The interplay between expectation and fulfillment is an intriguing aspect of situations that produce feelings of happiness – flirting or having sex, eating or traveling, sometimes even engaging in sports. Most neurochemical theories of happiness stop right there, before it gets interesting. Chocolate makes us happy because serotonin is released when we eat it; a mere whiff of it promotes the production of antibodies. Pleasant aromas tend to stimulate the release of serotonin. But simply increasing the amount of chocolate we eat, taking a steady stream of drugs, and surrounding ourselves with fragrant flowers will not do the trick. We have to look beyond these factors – to expectations. A jogger can experience a psychological rush because a long run releases endorphins and creates a ‘runner’s high.’ But a runner can feel very different types of happiness by breaking a personal record or winning a race. That extra something doesn’t stem from the natural reaction of the body while running; it comes about by way of the prefrontal cortex, which knows the runner’s personal record. The success rewards the runner with happiness. An expectation has been met or exceeded.

It is no wonder that neuroscientists are now attempting to trace the elaborate intersecting pathways of feelings and consciousness. Feelings of happiness are often more than simple emotions. The fact that laughter cheers up gloomy patients, and that there are even ‘laughter therapists,’ cannot be explained by simple reflexes. Studies have shown that the mere thought of a bad experience results in a weakening of test subjects’ immune systems, but if the investigator elicits pleasant memories, the subjects’ moods brighten on the spot, and their resistance is enhanced.
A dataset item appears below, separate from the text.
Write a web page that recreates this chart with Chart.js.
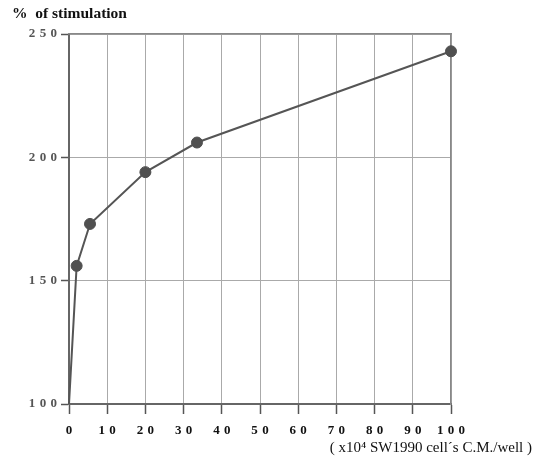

Feelings of happiness are highly complex. They can represent extremely positive emotions (pleasure, enthusiasm, delight) and result in heightened sensitivity, hyperawareness, and receptivity. Happiness elicits an optimistic take on one’s surroundings and has a constructive effect on perception and memory. When we fall in
love or experience success, everything suddenly appears a little rosier. Self-satisfaction soars and our self-esteem feels dizzying. We tend to become outgoing, friendly, impulsive, spontaneous, flexible, and productive, and we feel as though we can move mountains.